I like the way the Fuji exposes and pushes the darker parts of the image way into the dark, like with this image of a Dahlia. Again, it is from the Fellows’ Garden at Christ’s College in Cambridge.
I looked up dahlia and was surprised at where it comes from. It’s a New World flower – from Mexico and Guatemala and into the northern tip of South America (not sure what happened to the intermediate countries between Guatemala and Colombia…)
The plant is named after Anders Dahl, author of Observationes Botanicae, and a student of Linneaus.
The story of the introduction of the plant into Europe is interesting – In 1787, the French botanist Nicolas-Joseph Thiéry de Menonville was sent to Mexico to steal some cochineal insects. He got the insects and reported that he had seen strangely beautiful flowers growing in a garden in Oaxaca.

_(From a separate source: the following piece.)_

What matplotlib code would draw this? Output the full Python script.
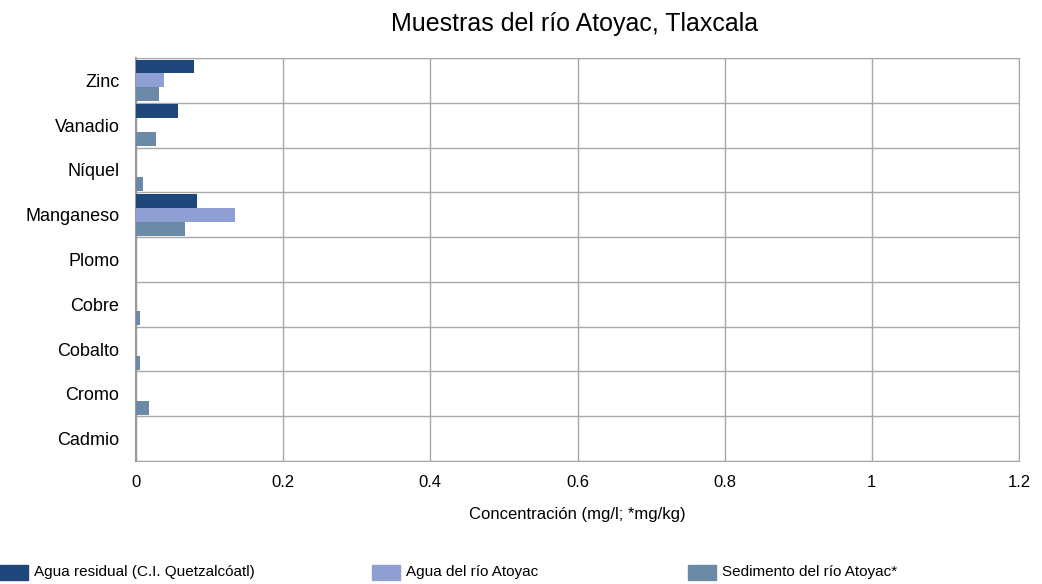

A couple of years later the plants made their way to Europe, and the rest, as they say, is botany.
E&OE
If this is not in fact a dahlia, and I have got it wrong (not unknown), then blame my poor faculties.
White Dahlia

Of course, it is not white – the original flower is not white. I ‘whited’ it in Photoshop. I rarely if ever convert a part of a photo into a black-and-white image. Perhaps you have seen those postcards of scenes like red London Buses crossing a B&W London Bridge? Not to my taste, but a chacun son goût, and now I have gone and done it. Seriously, do you like the white version?